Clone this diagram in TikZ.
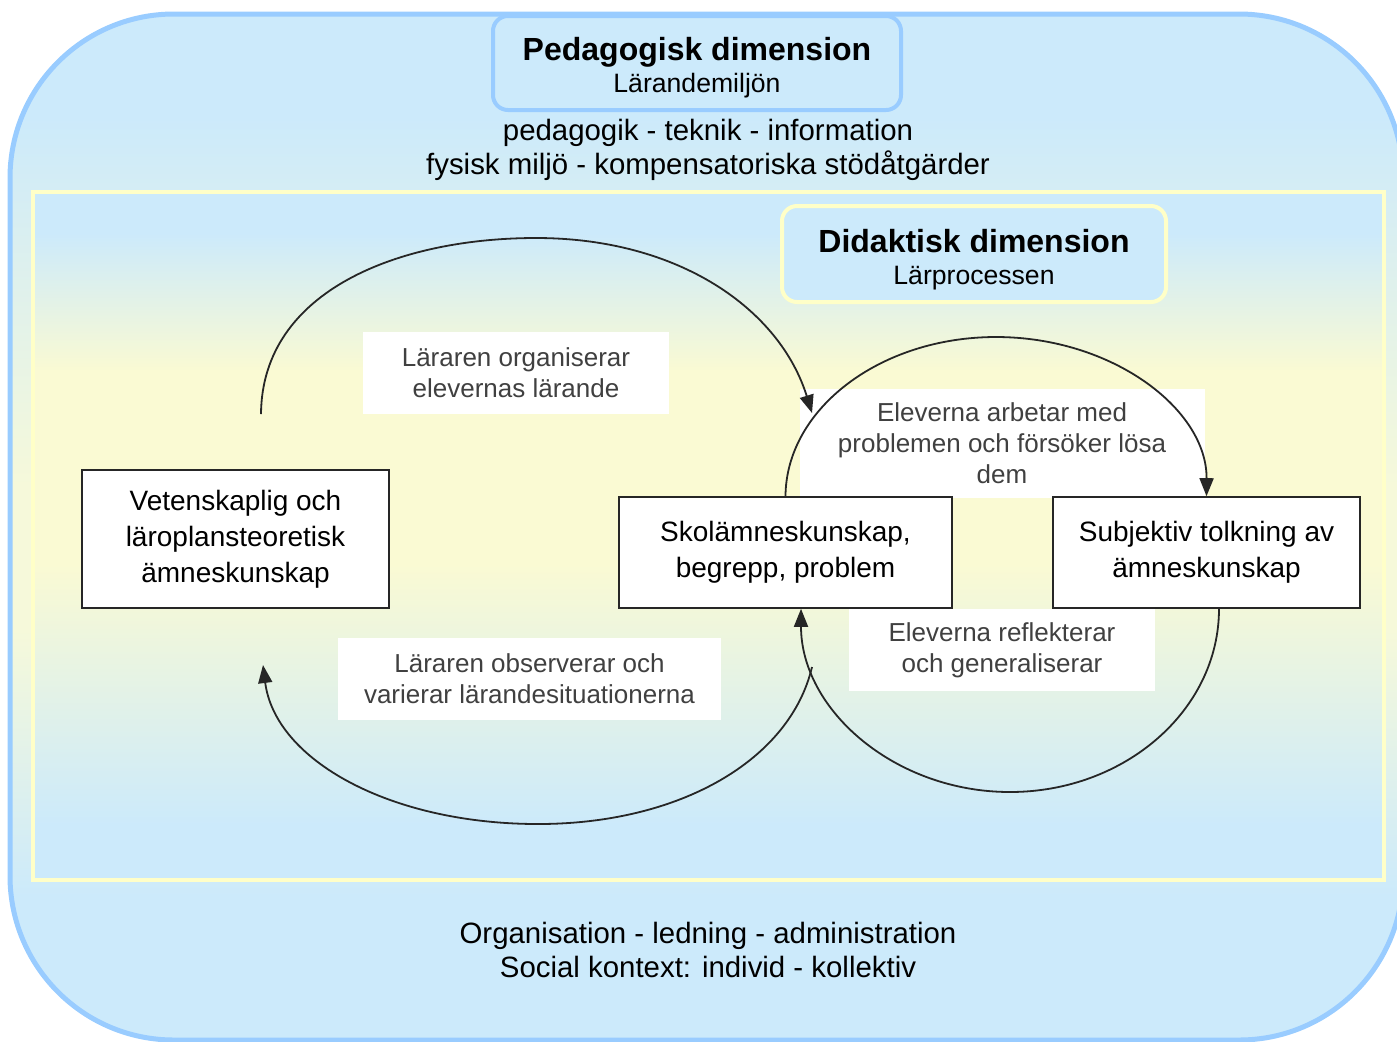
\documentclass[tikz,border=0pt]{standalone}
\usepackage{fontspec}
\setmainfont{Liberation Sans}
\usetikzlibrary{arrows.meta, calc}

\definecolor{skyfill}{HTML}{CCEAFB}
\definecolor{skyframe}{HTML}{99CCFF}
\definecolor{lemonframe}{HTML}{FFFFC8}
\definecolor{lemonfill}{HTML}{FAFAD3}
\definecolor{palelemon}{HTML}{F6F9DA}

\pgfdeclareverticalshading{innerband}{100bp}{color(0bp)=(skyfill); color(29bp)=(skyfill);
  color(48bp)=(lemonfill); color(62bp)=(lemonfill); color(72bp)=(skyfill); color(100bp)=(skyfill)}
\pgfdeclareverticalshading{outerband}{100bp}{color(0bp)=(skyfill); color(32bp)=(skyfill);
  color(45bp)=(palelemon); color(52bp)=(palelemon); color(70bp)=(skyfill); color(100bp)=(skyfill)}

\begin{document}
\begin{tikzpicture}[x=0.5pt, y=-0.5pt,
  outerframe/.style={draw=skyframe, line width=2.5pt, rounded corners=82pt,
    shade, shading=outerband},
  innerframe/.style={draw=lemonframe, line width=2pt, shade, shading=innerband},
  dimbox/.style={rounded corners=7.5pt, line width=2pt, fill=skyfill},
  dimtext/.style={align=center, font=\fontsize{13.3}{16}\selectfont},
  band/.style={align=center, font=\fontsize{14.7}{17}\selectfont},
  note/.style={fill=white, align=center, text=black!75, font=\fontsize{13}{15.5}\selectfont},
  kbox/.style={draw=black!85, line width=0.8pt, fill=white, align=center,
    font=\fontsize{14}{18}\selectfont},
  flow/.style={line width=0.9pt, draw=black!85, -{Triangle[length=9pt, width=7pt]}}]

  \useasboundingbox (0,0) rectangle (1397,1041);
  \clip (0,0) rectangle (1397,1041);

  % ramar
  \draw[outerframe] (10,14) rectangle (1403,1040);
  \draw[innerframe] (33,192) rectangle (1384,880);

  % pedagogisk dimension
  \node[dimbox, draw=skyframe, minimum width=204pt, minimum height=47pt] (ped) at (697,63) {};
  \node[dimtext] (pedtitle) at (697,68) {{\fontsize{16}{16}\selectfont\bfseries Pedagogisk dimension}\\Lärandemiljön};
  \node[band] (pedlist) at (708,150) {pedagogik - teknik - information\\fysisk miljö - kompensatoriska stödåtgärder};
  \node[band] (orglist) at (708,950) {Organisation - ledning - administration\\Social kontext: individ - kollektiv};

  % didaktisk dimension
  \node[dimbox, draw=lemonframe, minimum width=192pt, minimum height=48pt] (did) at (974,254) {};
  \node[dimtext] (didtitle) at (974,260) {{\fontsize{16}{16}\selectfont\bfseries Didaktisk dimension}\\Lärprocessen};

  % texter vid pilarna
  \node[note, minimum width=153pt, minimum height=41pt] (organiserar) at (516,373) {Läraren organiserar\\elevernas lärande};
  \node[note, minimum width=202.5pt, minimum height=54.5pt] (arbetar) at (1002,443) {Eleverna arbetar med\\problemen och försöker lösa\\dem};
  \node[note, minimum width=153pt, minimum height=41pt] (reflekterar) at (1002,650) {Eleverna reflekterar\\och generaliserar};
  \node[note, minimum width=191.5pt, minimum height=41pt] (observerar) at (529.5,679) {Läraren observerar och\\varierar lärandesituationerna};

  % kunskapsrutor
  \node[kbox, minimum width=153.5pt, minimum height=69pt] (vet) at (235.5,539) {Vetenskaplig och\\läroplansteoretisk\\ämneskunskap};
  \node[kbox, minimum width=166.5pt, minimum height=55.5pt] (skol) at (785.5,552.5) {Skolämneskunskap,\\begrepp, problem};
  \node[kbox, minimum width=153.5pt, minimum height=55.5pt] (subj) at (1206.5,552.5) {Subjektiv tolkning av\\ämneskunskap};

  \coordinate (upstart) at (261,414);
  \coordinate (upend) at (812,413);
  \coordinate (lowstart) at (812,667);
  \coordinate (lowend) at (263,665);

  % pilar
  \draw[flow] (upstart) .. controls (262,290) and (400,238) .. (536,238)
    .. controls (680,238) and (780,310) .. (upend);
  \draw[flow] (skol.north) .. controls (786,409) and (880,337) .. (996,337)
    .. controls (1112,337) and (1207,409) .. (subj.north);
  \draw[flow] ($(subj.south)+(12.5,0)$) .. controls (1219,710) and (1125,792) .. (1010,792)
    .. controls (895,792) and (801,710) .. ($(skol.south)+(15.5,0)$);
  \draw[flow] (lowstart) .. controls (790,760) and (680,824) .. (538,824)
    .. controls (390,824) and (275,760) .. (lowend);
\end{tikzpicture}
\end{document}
════════════════
[WHAT NEEDS TO BE DONE]:
Images should not appear in the copy; retype the listing above exactly.

[ANSWER TO THIS EXERCISE]:
Clone this diagram in TikZ.
\documentclass[tikz,border=0pt]{standalone}
\usepackage{fontspec}
\setmainfont{Liberation Sans}
\usetikzlibrary{arrows.meta, calc}

\definecolor{skyfill}{HTML}{CCEAFB}
\definecolor{skyframe}{HTML}{99CCFF}
\definecolor{lemonframe}{HTML}{FFFFC8}
\definecolor{lemonfill}{HTML}{FAFAD3}
\definecolor{palelemon}{HTML}{F6F9DA}

\pgfdeclareverticalshading{innerband}{100bp}{color(0bp)=(skyfill); color(29bp)=(skyfill);
  color(48bp)=(lemonfill); color(62bp)=(lemonfill); color(72bp)=(skyfill); color(100bp)=(skyfill)}
\pgfdeclareverticalshading{outerband}{100bp}{color(0bp)=(skyfill); color(32bp)=(skyfill);
  color(45bp)=(palelemon); color(52bp)=(palelemon); color(70bp)=(skyfill); color(100bp)=(skyfill)}

\begin{document}
\begin{tikzpicture}[x=0.5pt, y=-0.5pt,
  outerframe/.style={draw=skyframe, line width=2.5pt, rounded corners=82pt,
    shade, shading=outerband},
  innerframe/.style={draw=lemonframe, line width=2pt, shade, shading=innerband},
  dimbox/.style={rounded corners=7.5pt, line width=2pt, fill=skyfill},
  dimtext/.style={align=center, font=\fontsize{13.3}{16}\selectfont},
  band/.style={align=center, font=\fontsize{14.7}{17}\selectfont},
  note/.style={fill=white, align=center, text=black!75, font=\fontsize{13}{15.5}\selectfont},
  kbox/.style={draw=black!85, line width=0.8pt, fill=white, align=center,
    font=\fontsize{14}{18}\selectfont},
  flow/.style={line width=0.9pt, draw=black!85, -{Triangle[length=9pt, width=7pt]}}]

  \useasboundingbox (0,0) rectangle (1397,1041);
  \clip (0,0) rectangle (1397,1041);

  % ramar
  \draw[outerframe] (10,14) rectangle (1403,1040);
  \draw[innerframe] (33,192) rectangle (1384,880);

  % pedagogisk dimension
  \node[dimbox, draw=skyframe, minimum width=204pt, minimum height=47pt] (ped) at (697,63) {};
  \node[dimtext] (pedtitle) at (697,68) {{\fontsize{16}{16}\selectfont\bfseries Pedagogisk dimension}\\Lärandemiljön};
  \node[band] (pedlist) at (708,150) {pedagogik - teknik - information\\fysisk miljö - kompensatoriska stödåtgärder};
  \node[band] (orglist) at (708,950) {Organisation - ledning - administration\\Social kontext: individ - kollektiv};

  % didaktisk dimension
  \node[dimbox, draw=lemonframe, minimum width=192pt, minimum height=48pt] (did) at (974,254) {};
  \node[dimtext] (didtitle) at (974,260) {{\fontsize{16}{16}\selectfont\bfseries Didaktisk dimension}\\Lärprocessen};

  % texter vid pilarna
  \node[note, minimum width=153pt, minimum height=41pt] (organiserar) at (516,373) {Läraren organiserar\\elevernas lärande};
  \node[note, minimum width=202.5pt, minimum height=54.5pt] (arbetar) at (1002,443) {Eleverna arbetar med\\problemen och försöker lösa\\dem};
  \node[note, minimum width=153pt, minimum height=41pt] (reflekterar) at (1002,650) {Eleverna reflekterar\\och generaliserar};
  \node[note, minimum width=191.5pt, minimum height=41pt] (observerar) at (529.5,679) {Läraren observerar och\\varierar lärandesituationerna};

  % kunskapsrutor
  \node[kbox, minimum width=153.5pt, minimum height=69pt] (vet) at (235.5,539) {Vetenskaplig och\\läroplansteoretisk\\ämneskunskap};
  \node[kbox, minimum width=166.5pt, minimum height=55.5pt] (skol) at (785.5,552.5) {Skolämneskunskap,\\begrepp, problem};
  \node[kbox, minimum width=153.5pt, minimum height=55.5pt] (subj) at (1206.5,552.5) {Subjektiv tolkning av\\ämneskunskap};

  \coordinate (upstart) at (261,414);
  \coordinate (upend) at (812,413);
  \coordinate (lowstart) at (812,667);
  \coordinate (lowend) at (263,665);

  % pilar
  \draw[flow] (upstart) .. controls (262,290) and (400,238) .. (536,238)
    .. controls (680,238) and (780,310) .. (upend);
  \draw[flow] (skol.north) .. controls (786,409) and (880,337) .. (996,337)
    .. controls (1112,337) and (1207,409) .. (subj.north);
  \draw[flow] ($(subj.south)+(12.5,0)$) .. controls (1219,710) and (1125,792) .. (1010,792)
    .. controls (895,792) and (801,710) .. ($(skol.south)+(15.5,0)$);
  \draw[flow] (lowstart) .. controls (790,760) and (680,824) .. (538,824)
    .. controls (390,824) and (275,760) .. (lowend);
\end{tikzpicture}
\end{document}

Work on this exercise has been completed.